The Pacific Rim National Park Reserve’s federally-funded $17.7 million Pacific Traverse Trail is officially underway.
Construction on the five metre wide, roughly 25-kilometre, asphalt trail that will span the Park Reserve’s north and south borders kicked off on Feb. 14.
“The new multi-use trail will be a year round attraction,” Park Superintendent Karen Haugen told the Westerly News. “It’s going to allow our visitors to experience the park in all seasons, boosting local tourism especially aiming towards the shoulder season and it also promotes a more environmentally friendly, healthy and safe way for people to visit and travel through our wonderful Park Reserve.”
She said the timeline for the trail’s completion is still being worked out and that the crews will need to halt work from March-August to avoid disrupting the West Coast’s leg of the shorebird migration.

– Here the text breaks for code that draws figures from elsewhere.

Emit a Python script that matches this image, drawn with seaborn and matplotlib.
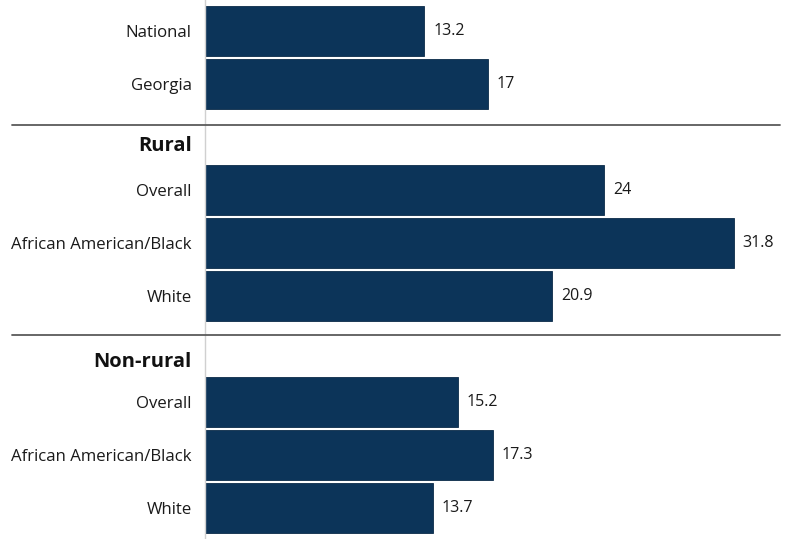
import pandas as pd
import matplotlib.pyplot as plt
import seaborn as sns

# Chart values
labels = ['National', 'Georgia',
          'Overall', 'African American/Black', 'White',
          'Overall', 'African American/Black', 'White']
values = [13.2, 17, 24, 31.8, 20.9, 15.2, 17.3, 13.7]
positions = [0, 1, 3, 4, 5, 7, 8, 9]
headers = ['Rural', 'Non-rural']
header_pos = [2.18, 6.25]
separator_pos = [1.78, 5.74]

df = pd.DataFrame({'label': labels, 'value': values, 'pos': positions})

sns.set_style('white')
plt.rcParams['font.family'] = ['Open Sans', 'DejaVu Sans']

fig = plt.figure(figsize=(8, 5.39), dpi=100)
ax = fig.add_axes([205 / 800, 0, 595 / 800, 1])

sns.barplot(data=df, x='value', y='pos', orient='h', native_scale=True,
            color='#0c3459', saturation=1, width=0.94, ax=ax,
            edgecolor='#0a2a48', linewidth=0.6)

ax.set_xlim(0, 595 / 16.62)
ax.set_ylim(9.59, -0.58)
ax.set_yticks(positions)
ax.set_yticklabels(labels, fontsize=12.1, color='#1a1a1a')
ax.tick_params(axis='y', length=0, pad=9.5)
ax.set_xticks([])
ax.set_xlabel('')
ax.set_ylabel('')
for s in ['top', 'right', 'bottom']:
    ax.spines[s].set_visible(False)
ax.spines['left'].set_color('#d0d0d0')
ax.spines['left'].set_linewidth(1)

# value labels
for p, v in zip(positions, values):
    ax.text(v + 0.55, p, f'{v:g}', va='center', ha='left',
            fontsize=11.5, color='#1a1a1a')

# group headers
for h, p in zip(headers, header_pos):
    ax.text(-13 / 16.62, p, h, va='center', ha='right', fontsize=14.5,
            fontweight='bold', color='#111111', clip_on=False)

# separators spanning from the label area to the right edge
for p in separator_pos:
    ax.plot([-193 / 16.62, 575 / 16.62], [p, p], color='#5a5a5a',
            linewidth=1.3, clip_on=False, zorder=3)

fig.savefig('out.png', dpi=100)
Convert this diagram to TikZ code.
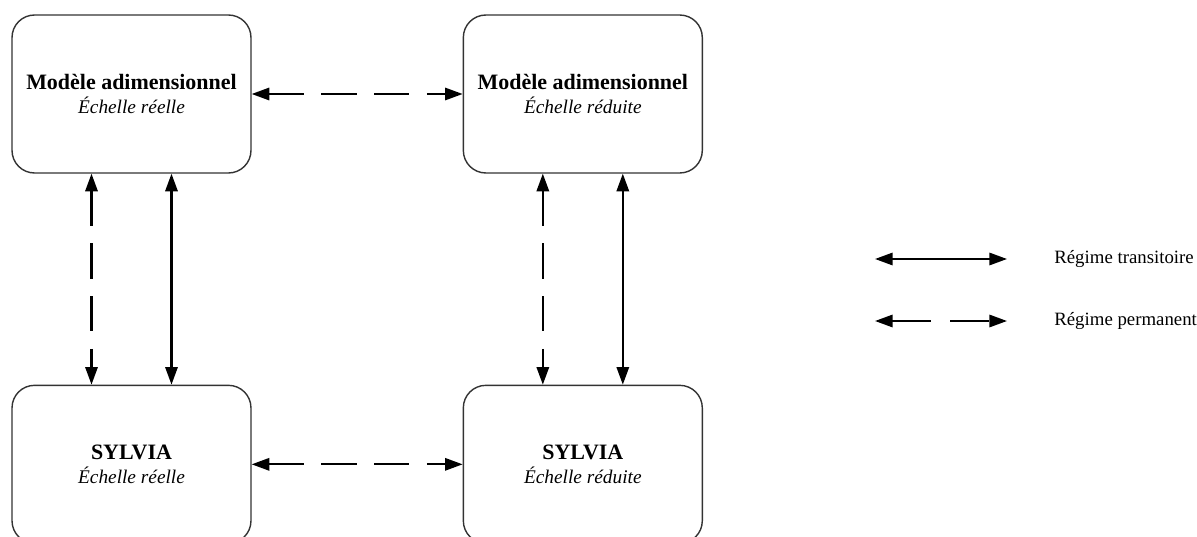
\documentclass[tikz,border=0pt]{standalone}
\usepackage{fontspec}
\setmainfont{Liberation Serif}
\usetikzlibrary{arrows.meta}
\usetikzlibrary{positioning}

\tikzset{
  bloc/.style={draw=black!80, line width=0.8pt, rounded corners=0.45cm,
    minimum width=4.78cm, minimum height=3.16cm, align=center,
    font=\fontsize{12.5}{15}\selectfont},
  trans/.style={{Triangle[length=10pt,width=7pt]}-{Triangle[length=10pt,width=7pt]}, line width=1.2pt},
  perm/.style={trans, dash pattern=on 20pt off 10pt},
  legende/.style={anchor=west, inner sep=0pt, font=\fontsize{10.7}{13}\selectfont},
}

\begin{document}
\begin{tikzpicture}[x=0.02cm,y=-0.02cm]
        \useasboundingbox (0,0) rectangle (1197,537);
        \clip (0,0) rectangle (1197,537);
        % blocs
        \node[bloc] (mr) at (131.5,94) {\textbf{Modèle adimensionnel}\\[-1pt]{\fontsize{11}{13}\selectfont\textit{Échelle réelle}}};
        \node[bloc, right=4.22cm of mr] (mx) {\textbf{Modèle adimensionnel}\\[-1pt]{\fontsize{11}{13}\selectfont\textit{Échelle réduite}}};
        \node[bloc, below=4.22cm of mr] (sr) {\textbf{SYLVIA}\\[-1pt]{\fontsize{11}{13}\selectfont\textit{Échelle réelle}}};
        \node[bloc, below=4.22cm of mx] (sx) {\textbf{SYLVIA}\\[-1pt]{\fontsize{11}{13}\selectfont\textit{Échelle réduite}}};
        % liaisons
        \draw[perm] (mr.east) -- (mx.west);
        \draw[perm] (sr.east) -- (sx.west);
        \draw[perm] ([xshift=-0.8cm]mr.south) -- ([xshift=-0.8cm]sr.north);
        \draw[trans] ([xshift=0.8cm]mr.south) -- ([xshift=0.8cm]sr.north);
        \draw[perm] ([xshift=-0.8cm]mx.south) -- ([xshift=-0.8cm]sx.north);
        \draw[trans] ([xshift=0.8cm]mx.south) -- ([xshift=0.8cm]sx.north);
        % legende
        \coordinate (t1) at (875,259);
        \coordinate (t2) at (1007,259);
        \coordinate (p1) at (875,321);
        \coordinate (p2) at (1007,321);
        \draw[trans] (t1) -- (t2);
        \draw[trans, dash pattern=on 22pt off 11pt] (p1) -- (p2);
        \node[legende] (lt) at (1054,259) {Régime transitoire};
        \node[legende] (lp) at (1054,321) {Régime permanent};
\end{tikzpicture}
\end{document}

“We can’t take trees down when they’re nesting,” she said. “We have to complete as much as we can by March 13 and then we stop construction to allow the birds to have their season too.”
She said crews would likely be working into 2018 to finish the trail, which will meander as far as 20 metres and as close as three metres from the highway, with guardrails in place to protect users from traffic along highway-adjacent portions.
“It’s going to connect all of our communities. We’ll all be able to easily get around and get around safely…It will connect us in ways we haven’t been before,” she said.
“We also have the ability to connect visitors to parts of the park that nobody really sees. They get a chance to see the forest. They get a chance to get to the beaches easily without having to drive a car and with limited parking within the park this offers an ability for visitors in the region to come that are busing in.”
She suggested as many as 1,000 trees could be cut down to make room for the trail, but assured the Park Reserve went through “a rigorous development review and environmental assessment process” to ensure “the Park’s ecology and integrity was well maintained.”
“We’re really working around limiting the amount of trees that come out,” she said adding the trail’s construction methods are designed to decrease disruption as well.
“There’s a very limited amount of actual machinery going in…We’re still working on all of that mitigation, but right now, contractors are going to be using techniques that are almost all either hand-based or smaller machinery.”
She added the trail was rerouted from its original design to mitigate its impacts.
“There are areas where we know we just can’t go farther in for either wildlife mitigation, environmental mitigation, or for design,” she said. “The original route went way into the bush, it went into the forest quite heavily.”
She said a combination of culverts and raised pathways will be added to ensure the Park’s amphibians and other animals can cross underneath and work was done to minimize the amount of wildlife corridors the path crosses.
“We knew wildlife was a concern. When we went through making the final route we had that top of mind,” she said adding signage will be installed and staff in place to educate visitors on wildlife.
She said a Gold Mine Loop that was part of the original design has been removed.
“That area has a lot of sensitivities to it, both from an archaeological standpoint and also from an environmental standpoint,” she said. We want to ensure that, if we do anything, we do it right and we don’t have the time, we feel, to actually do justice to ensure that we make the right decisions in that area.”
She added the loop could be revisited and that the Park hopes to form a working group to investigate various potential path projects throughout the Park.
“It may be those trails are not bike path trails, maybe they’re just walking trails, but these are questions and we all need to have further time to analyze those,” she said.
Haugen said that, while the Gold Mine Loop is off the table, there are other breathtaking views for Traverse Trail-users to enjoy.
“It’s still going to go in and out of the forest and down to the beaches,” she said. “We’re bringing the trail right down to Wick Beach as well.”
She said work is being done to ensure the trail’s cyclists and pedestrians can co-exist.
“We’re still in the process of looking at all of that and developing a strategic plan that’s going to look at the whole user group,” she said. “We have to make sure that everything we’re doing, message wise, signage wise, the crossing paths and all of that, is clearly outlined and educated and that we’re getting out there, informing people of how to be safe on the trail.”
She added the Park hopes to avoid any area closures and traffic disruptions while the work is underway.
“We will be making every effort to minimize disruptions caused by this work for our visitors and our locals,” she said. “Because the trail route is largely away from the road, there should be very little overall impact to visitors and locals driving through.”